The data pipeline works through macOS accessibility APIs. Scraib monitors for the keyboard shortcut trigger, reads the selected text from the active application, passes it to the AI model with your predefined rules, then injects the rewritten text back into the same field. This approach means Scraib functions identically whether you're writing in VS Code, Figma, Slack, or any other Mac application. The technical architecture treats every app the same.
Custom style rules let you define tone and writing preferences either globally or per application. You can set one ruleset for Slack messages and a different one for code comments in VS Code. The app stores these rules locally and appends them to each rewriting request. This gives you consistent output without manually typing instructions each time.
Scraib supports multiple AI providers through their standard APIs. You can route requests through various commercial providers or use Grok and OpenRouter. There's also support for Ollama, which means you can run models entirely on your Mac without any external API calls. LiteLLM integration gives you access to additional providers through a unified interface. With the one-time purchase option, you bring your own API keys and pay the AI provider directly for usage.
The privacy model keeps data on your device. When using Ollama, nothing leaves your Mac. When using external providers, requests go directly from your machine to that provider's API. Scraib doesn't route through its own servers or log your text. This matters for anyone working with sensitive code, client communications, or proprietary content.
The app was built by Andrei Alikimovich, a non-native English speaker in Seattle who got tired of copying text into AI chat interfaces for rewriting. He wanted the workflow to disappear. Scraib spent two months in refinement before public release after he initially built it for personal use.

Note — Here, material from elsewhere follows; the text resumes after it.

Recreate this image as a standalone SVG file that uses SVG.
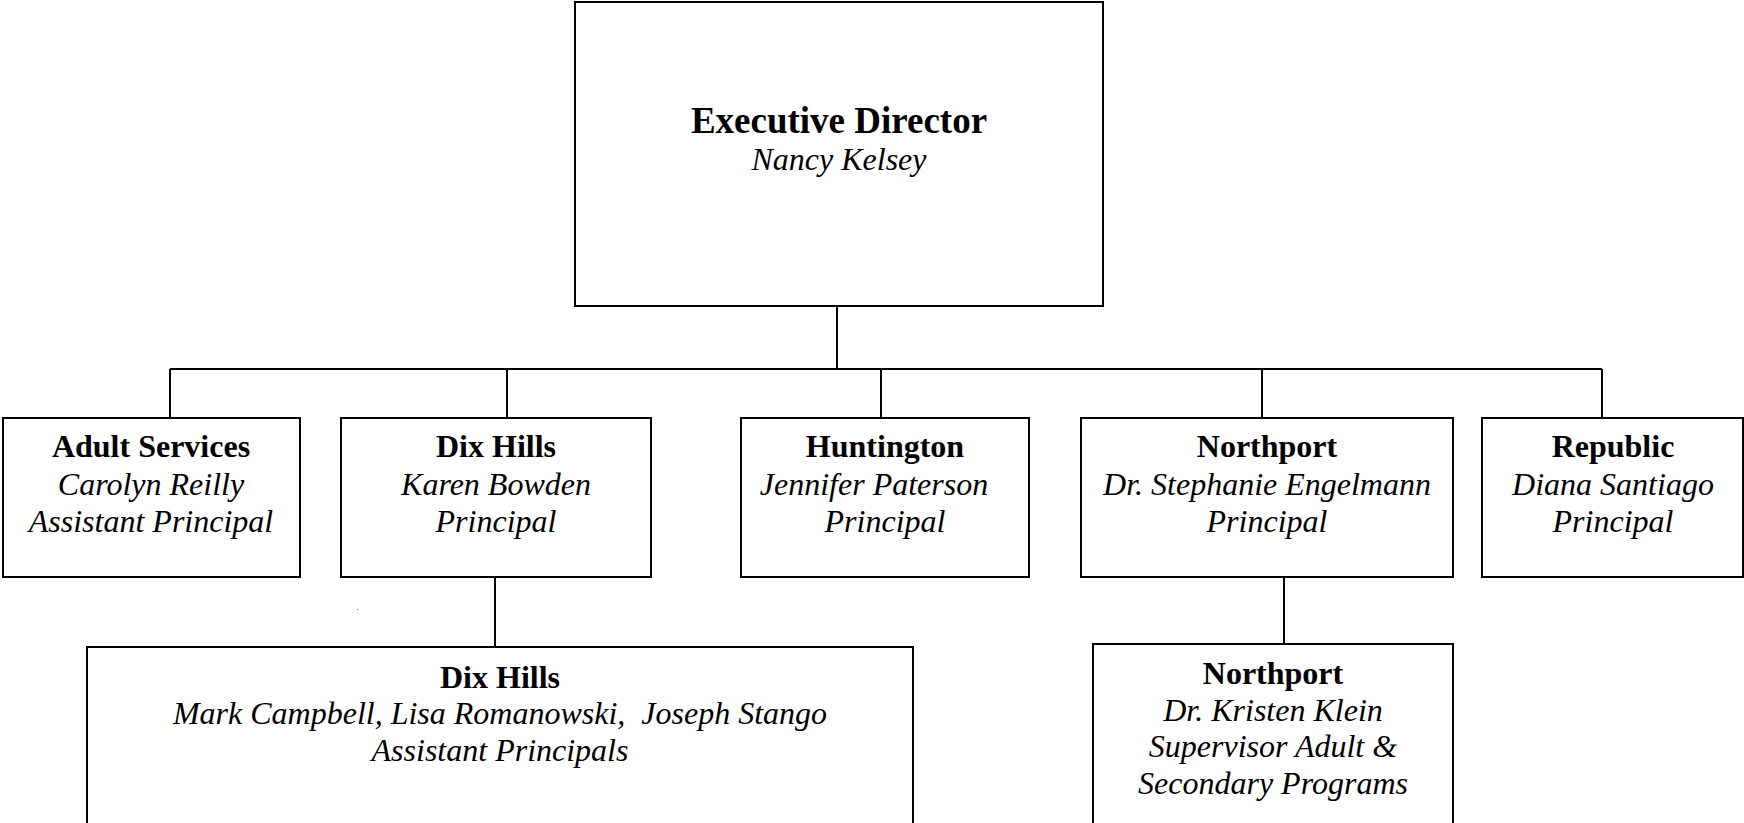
<svg xmlns="http://www.w3.org/2000/svg" width="1744" height="823" viewBox="0 0 1744 823">
<style>
.box{fill:#fff;stroke:#000;stroke-width:2}
.ln{stroke:#000;stroke-width:2;fill:none}
text{font-family:"Liberation Serif","Times New Roman",serif;fill:#000;text-anchor:middle;white-space:pre}
.b{font-weight:bold;font-size:32px}
.i{font-style:italic;font-size:32px}
.bt{font-weight:bold;font-size:37px}
</style>
<rect width="1744" height="823" fill="#fff"/>
<g id="connectors">
<path class="ln" d="M837 306V369M170 369H1602M170 369V418M507 369V418M881 369V418M1262 369V418M1602 369V418M495 577V647M1284 577V644"/>
</g>
<g id="exec">
<rect class="box" x="575" y="2" width="528" height="304"/>
<text class="bt" x="839" y="133">Executive Director</text>
<text class="i" x="839" y="170">Nancy Kelsey</text>
</g>
<g id="adult">
<rect class="box" x="3" y="418" width="297" height="159"/>
<text class="b" x="151" y="457">Adult Services</text>
<text class="i" x="151" y="495">Carolyn Reilly</text>
<text class="i" x="151" y="532">Assistant Principal</text>
</g>
<g id="dixhills">
<rect class="box" x="341" y="418" width="310" height="159"/>
<text class="b" x="496" y="457">Dix Hills</text>
<text class="i" x="496" y="495">Karen Bowden</text>
<text class="i" x="496" y="532">Principal</text>
</g>
<g id="huntington">
<rect class="box" x="741" y="418" width="288" height="159"/>
<text class="b" x="885" y="457">Huntington</text>
<text class="i" x="874" y="495">Jennifer Paterson</text>
<text class="i" x="885" y="532">Principal</text>
</g>
<g id="northport">
<rect class="box" x="1081" y="418" width="372" height="159"/>
<text class="b" x="1267" y="457">Northport</text>
<text class="i" x="1267" y="495">Dr. Stephanie Engelmann</text>
<text class="i" x="1267" y="532">Principal</text>
</g>
<g id="republic">
<rect class="box" x="1482" y="418" width="261" height="159"/>
<text class="b" x="1613" y="457">Republic</text>
<text class="i" x="1613" y="495">Diana Santiago</text>
<text class="i" x="1613" y="532">Principal</text>
</g>
<g id="dixhills-ap">
<rect class="box" x="87" y="647" width="826" height="190"/>
<text class="b" x="500" y="688">Dix Hills</text>
<text class="i" x="500" y="724" xml:space="preserve">Mark Campbell, Lisa Romanowski,  Joseph Stango</text>
<text class="i" x="500" y="761">Assistant Principals</text>
</g>
<g id="northport-sup">
<rect class="box" x="1093" y="644" width="360" height="193"/>
<text class="b" x="1273" y="684">Northport</text>
<text class="i" x="1273" y="721">Dr. Kristen Klein</text>
<text class="i" x="1273" y="757">Supervisor Adult &amp;</text>
<text class="i" x="1273" y="794">Secondary Programs</text>
</g>
<rect x="357" y="609" width="1" height="1" fill="#666"/>
</svg>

Technical limitations center on platform constraints. This only works on Mac. No Windows, no Linux. The accessibility API approach that makes the universal app integration possible is macOS-specific. Prices vary by country because the app uses App Store pricing tiers, which adjust based on local currency and regional pricing policies.
The integration list includes VS Code, Figma, and Slack explicitly, but the architecture supports literally any Mac application that accepts text input. If you can type in it, you can rewrite in it. That's the technical advantage of hooking into system-level APIs rather than building individual app integrations.
Pricing includes a seven-day free trial with full feature access. After that, you can subscribe for three dollars and ninety-nine cents per month, which includes AI usage through Scraib's infrastructure. Alternatively, a ten-dollar one-time purchase gives you lifetime access but requires your own API keys for the AI providers.
The methodology is straightforward prompt engineering. Your custom rules get prepended to the rewriting request along with the original text. The AI model processes it and returns improved text. No fine-tuning, no custom models. Just API calls with structured prompts.